A. Two sets of coordinately expressed genes, termed the immune response-1 and immune response-2 signatures, are associated with survival in follicular lymphoma. The expression pattern of each gene in these two signatures in shown for 191 follicular lymphoma biopsy samples. Expression of the immune response-1 signature is associated with long survival following diagnosis and expression of the immune response-2 signature is associated with short survival (Dave et al., 2004). These signatures are combined into a multivariate model of survival that generates a survival predictor score for each patient. Patients are ranked according to this survival predictor and divided into four equal quartiles as shown. B. Kaplan-Meier plot of overall survival of patients in the four quartiles of the survival predictor. C. Expression of the genes that constitute the immune response-1 and immune response-2 signatures in normal immune cells.

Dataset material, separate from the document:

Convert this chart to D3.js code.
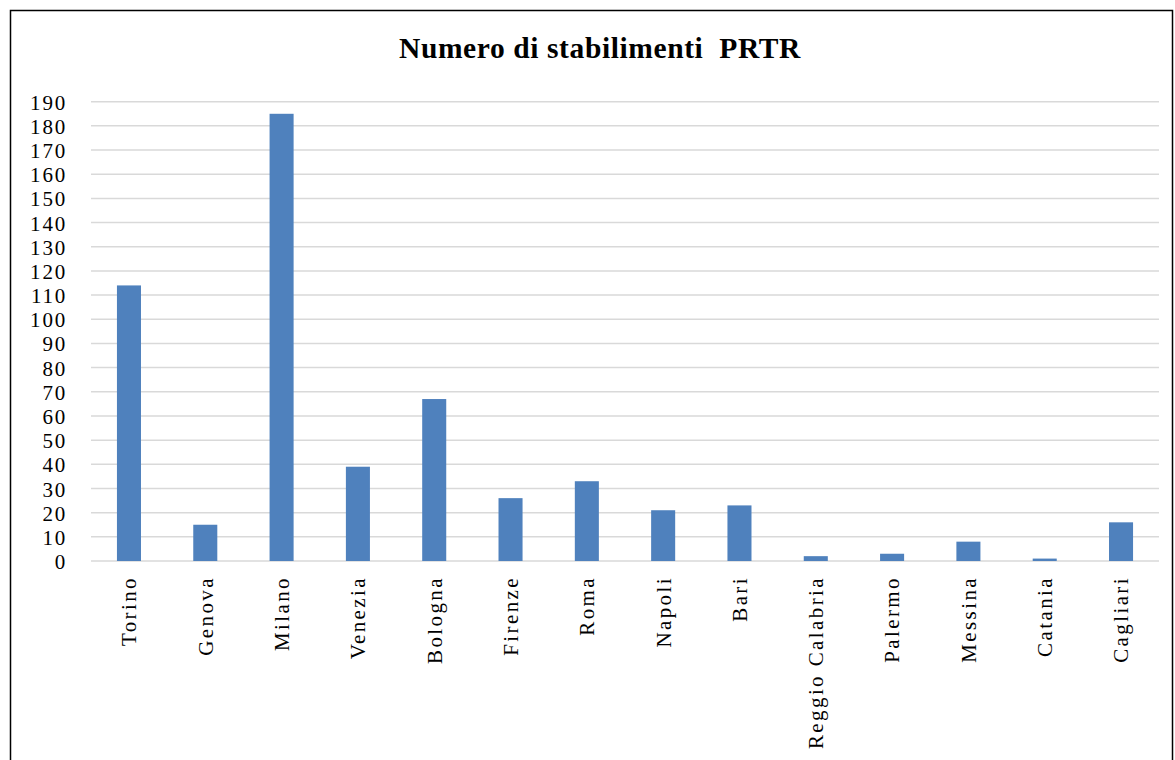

Tonsillar germinal center B cells, peripheral blood B cells, peripheral blood T cells and peripheral blood monocytes from healthy donors were profiled for gene expression. C. Relative expression of the immune response-1 and immune response-2 signature genes in the malignant (CD19-positive) and the non-malignant (CD19-negative) cells isolated from follicular lymphoma biopsy samples is shown. D. A schematic of how the immune response hypothesis and immune cell dependence hypothesis might explain the clinical behavior of tumors with high expression of the immune response-1 signature or the immune response-2 signature (see text for details).